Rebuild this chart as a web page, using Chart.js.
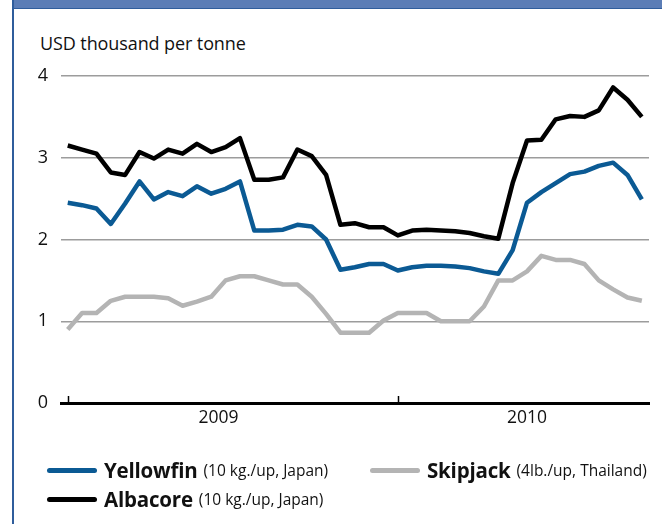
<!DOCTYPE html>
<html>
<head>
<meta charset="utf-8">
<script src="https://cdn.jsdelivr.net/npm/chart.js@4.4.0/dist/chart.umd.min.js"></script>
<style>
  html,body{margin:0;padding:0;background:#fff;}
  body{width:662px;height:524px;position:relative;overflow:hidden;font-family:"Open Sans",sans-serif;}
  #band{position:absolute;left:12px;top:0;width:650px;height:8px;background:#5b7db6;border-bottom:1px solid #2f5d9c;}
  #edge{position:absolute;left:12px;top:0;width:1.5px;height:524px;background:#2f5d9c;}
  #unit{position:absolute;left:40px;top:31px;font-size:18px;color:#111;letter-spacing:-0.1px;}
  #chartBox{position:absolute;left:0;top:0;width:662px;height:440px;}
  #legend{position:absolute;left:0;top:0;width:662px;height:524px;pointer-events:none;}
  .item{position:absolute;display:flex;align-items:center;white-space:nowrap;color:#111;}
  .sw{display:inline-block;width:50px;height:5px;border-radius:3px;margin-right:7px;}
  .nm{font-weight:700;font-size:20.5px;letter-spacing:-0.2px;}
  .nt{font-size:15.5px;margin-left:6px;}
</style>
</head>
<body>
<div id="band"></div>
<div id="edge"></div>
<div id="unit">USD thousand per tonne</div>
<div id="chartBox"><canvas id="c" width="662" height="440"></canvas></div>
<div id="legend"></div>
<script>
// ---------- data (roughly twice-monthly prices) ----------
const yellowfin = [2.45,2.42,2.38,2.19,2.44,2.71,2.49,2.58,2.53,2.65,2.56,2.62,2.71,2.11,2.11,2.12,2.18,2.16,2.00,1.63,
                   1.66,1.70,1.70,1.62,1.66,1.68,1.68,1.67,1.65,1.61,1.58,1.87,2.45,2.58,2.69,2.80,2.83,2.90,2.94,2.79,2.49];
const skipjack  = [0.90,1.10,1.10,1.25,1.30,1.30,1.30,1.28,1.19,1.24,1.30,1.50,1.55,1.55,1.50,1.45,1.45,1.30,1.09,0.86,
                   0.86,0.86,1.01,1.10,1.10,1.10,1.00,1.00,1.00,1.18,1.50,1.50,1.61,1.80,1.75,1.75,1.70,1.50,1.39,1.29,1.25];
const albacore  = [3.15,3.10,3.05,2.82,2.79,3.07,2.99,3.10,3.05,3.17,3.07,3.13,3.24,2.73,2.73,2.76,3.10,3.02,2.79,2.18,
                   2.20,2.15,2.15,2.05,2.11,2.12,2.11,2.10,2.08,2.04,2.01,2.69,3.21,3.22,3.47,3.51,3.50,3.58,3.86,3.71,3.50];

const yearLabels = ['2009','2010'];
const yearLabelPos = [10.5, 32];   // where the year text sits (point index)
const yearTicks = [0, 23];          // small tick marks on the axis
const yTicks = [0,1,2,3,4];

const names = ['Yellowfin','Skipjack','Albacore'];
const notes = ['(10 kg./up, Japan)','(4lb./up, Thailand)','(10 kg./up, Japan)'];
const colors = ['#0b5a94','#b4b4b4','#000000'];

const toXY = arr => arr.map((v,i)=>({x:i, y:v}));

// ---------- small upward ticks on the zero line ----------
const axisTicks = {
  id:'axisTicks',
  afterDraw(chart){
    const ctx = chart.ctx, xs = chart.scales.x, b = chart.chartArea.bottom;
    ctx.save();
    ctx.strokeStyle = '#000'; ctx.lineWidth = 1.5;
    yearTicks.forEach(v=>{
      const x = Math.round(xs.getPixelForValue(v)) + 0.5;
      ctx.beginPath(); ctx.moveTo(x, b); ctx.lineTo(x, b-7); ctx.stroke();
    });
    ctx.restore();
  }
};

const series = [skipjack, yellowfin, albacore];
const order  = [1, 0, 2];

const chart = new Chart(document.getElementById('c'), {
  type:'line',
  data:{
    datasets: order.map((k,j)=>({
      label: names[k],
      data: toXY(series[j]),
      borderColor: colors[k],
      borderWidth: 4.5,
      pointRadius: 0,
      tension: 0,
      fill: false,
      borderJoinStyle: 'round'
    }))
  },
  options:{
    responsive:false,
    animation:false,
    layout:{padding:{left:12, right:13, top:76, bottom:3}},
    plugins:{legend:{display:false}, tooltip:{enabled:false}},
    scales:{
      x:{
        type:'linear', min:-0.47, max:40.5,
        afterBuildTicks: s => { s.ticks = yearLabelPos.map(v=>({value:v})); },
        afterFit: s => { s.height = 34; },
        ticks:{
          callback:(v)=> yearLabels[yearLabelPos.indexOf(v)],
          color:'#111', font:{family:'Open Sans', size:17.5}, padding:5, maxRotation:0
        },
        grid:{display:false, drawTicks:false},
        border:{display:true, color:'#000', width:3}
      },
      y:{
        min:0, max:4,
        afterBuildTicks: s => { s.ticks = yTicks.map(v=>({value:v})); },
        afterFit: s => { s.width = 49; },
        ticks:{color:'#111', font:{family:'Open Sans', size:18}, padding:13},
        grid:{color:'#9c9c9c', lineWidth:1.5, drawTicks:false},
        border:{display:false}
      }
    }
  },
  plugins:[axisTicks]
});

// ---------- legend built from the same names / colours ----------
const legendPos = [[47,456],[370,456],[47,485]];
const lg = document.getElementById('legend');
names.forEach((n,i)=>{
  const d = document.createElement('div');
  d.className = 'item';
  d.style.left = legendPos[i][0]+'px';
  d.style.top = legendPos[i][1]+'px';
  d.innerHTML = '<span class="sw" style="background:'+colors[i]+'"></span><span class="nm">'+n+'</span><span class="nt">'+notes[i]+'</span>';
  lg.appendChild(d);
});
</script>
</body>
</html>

----

### Problem to work on
Return the material exactly as given, apart from the pictures.

### Solution to the exercise
Rebuild this chart as a web page, using Chart.js.
<!DOCTYPE html>
<html>
<head>
<meta charset="utf-8">
<script src="https://cdn.jsdelivr.net/npm/chart.js@4.4.0/dist/chart.umd.min.js"></script>
<style>
  html,body{margin:0;padding:0;background:#fff;}
  body{width:662px;height:524px;position:relative;overflow:hidden;font-family:"Open Sans",sans-serif;}
  #band{position:absolute;left:12px;top:0;width:650px;height:8px;background:#5b7db6;border-bottom:1px solid #2f5d9c;}
  #edge{position:absolute;left:12px;top:0;width:1.5px;height:524px;background:#2f5d9c;}
  #unit{position:absolute;left:40px;top:31px;font-size:18px;color:#111;letter-spacing:-0.1px;}
  #chartBox{position:absolute;left:0;top:0;width:662px;height:440px;}
  #legend{position:absolute;left:0;top:0;width:662px;height:524px;pointer-events:none;}
  .item{position:absolute;display:flex;align-items:center;white-space:nowrap;color:#111;}
  .sw{display:inline-block;width:50px;height:5px;border-radius:3px;margin-right:7px;}
  .nm{font-weight:700;font-size:20.5px;letter-spacing:-0.2px;}
  .nt{font-size:15.5px;margin-left:6px;}
</style>
</head>
<body>
<div id="band"></div>
<div id="edge"></div>
<div id="unit">USD thousand per tonne</div>
<div id="chartBox"><canvas id="c" width="662" height="440"></canvas></div>
<div id="legend"></div>
<script>
// ---------- data (roughly twice-monthly prices) ----------
const yellowfin = [2.45,2.42,2.38,2.19,2.44,2.71,2.49,2.58,2.53,2.65,2.56,2.62,2.71,2.11,2.11,2.12,2.18,2.16,2.00,1.63,
                   1.66,1.70,1.70,1.62,1.66,1.68,1.68,1.67,1.65,1.61,1.58,1.87,2.45,2.58,2.69,2.80,2.83,2.90,2.94,2.79,2.49];
const skipjack  = [0.90,1.10,1.10,1.25,1.30,1.30,1.30,1.28,1.19,1.24,1.30,1.50,1.55,1.55,1.50,1.45,1.45,1.30,1.09,0.86,
                   0.86,0.86,1.01,1.10,1.10,1.10,1.00,1.00,1.00,1.18,1.50,1.50,1.61,1.80,1.75,1.75,1.70,1.50,1.39,1.29,1.25];
const albacore  = [3.15,3.10,3.05,2.82,2.79,3.07,2.99,3.10,3.05,3.17,3.07,3.13,3.24,2.73,2.73,2.76,3.10,3.02,2.79,2.18,
                   2.20,2.15,2.15,2.05,2.11,2.12,2.11,2.10,2.08,2.04,2.01,2.69,3.21,3.22,3.47,3.51,3.50,3.58,3.86,3.71,3.50];

const yearLabels = ['2009','2010'];
const yearLabelPos = [10.5, 32];   // where the year text sits (point index)
const yearTicks = [0, 23];          // small tick marks on the axis
const yTicks = [0,1,2,3,4];

const names = ['Yellowfin','Skipjack','Albacore'];
const notes = ['(10 kg./up, Japan)','(4lb./up, Thailand)','(10 kg./up, Japan)'];
const colors = ['#0b5a94','#b4b4b4','#000000'];

const toXY = arr => arr.map((v,i)=>({x:i, y:v}));

// ---------- small upward ticks on the zero line ----------
const axisTicks = {
  id:'axisTicks',
  afterDraw(chart){
    const ctx = chart.ctx, xs = chart.scales.x, b = chart.chartArea.bottom;
    ctx.save();
    ctx.strokeStyle = '#000'; ctx.lineWidth = 1.5;
    yearTicks.forEach(v=>{
      const x = Math.round(xs.getPixelForValue(v)) + 0.5;
      ctx.beginPath(); ctx.moveTo(x, b); ctx.lineTo(x, b-7); ctx.stroke();
    });
    ctx.restore();
  }
};

const series = [skipjack, yellowfin, albacore];
const order  = [1, 0, 2];

const chart = new Chart(document.getElementById('c'), {
  type:'line',
  data:{
    datasets: order.map((k,j)=>({
      label: names[k],
      data: toXY(series[j]),
      borderColor: colors[k],
      borderWidth: 4.5,
      pointRadius: 0,
      tension: 0,
      fill: false,
      borderJoinStyle: 'round'
    }))
  },
  options:{
    responsive:false,
    animation:false,
    layout:{padding:{left:12, right:13, top:76, bottom:3}},
    plugins:{legend:{display:false}, tooltip:{enabled:false}},
    scales:{
      x:{
        type:'linear', min:-0.47, max:40.5,
        afterBuildTicks: s => { s.ticks = yearLabelPos.map(v=>({value:v})); },
        afterFit: s => { s.height = 34; },
        ticks:{
          callback:(v)=> yearLabels[yearLabelPos.indexOf(v)],
          color:'#111', font:{family:'Open Sans', size:17.5}, padding:5, maxRotation:0
        },
        grid:{display:false, drawTicks:false},
        border:{display:true, color:'#000', width:3}
      },
      y:{
        min:0, max:4,
        afterBuildTicks: s => { s.ticks = yTicks.map(v=>({value:v})); },
        afterFit: s => { s.width = 49; },
        ticks:{color:'#111', font:{family:'Open Sans', size:18}, padding:13},
        grid:{color:'#9c9c9c', lineWidth:1.5, drawTicks:false},
        border:{display:false}
      }
    }
  },
  plugins:[axisTicks]
});

// ---------- legend built from the same names / colours ----------
const legendPos = [[47,456],[370,456],[47,485]];
const lg = document.getElementById('legend');
names.forEach((n,i)=>{
  const d = document.createElement('div');
  d.className = 'item';
  d.style.left = legendPos[i][0]+'px';
  d.style.top = legendPos[i][1]+'px';
  d.innerHTML = '<span class="sw" style="background:'+colors[i]+'"></span><span class="nm">'+n+'</span><span class="nt">'+notes[i]+'</span>';
  lg.appendChild(d);
});
</script>
</body>
</html>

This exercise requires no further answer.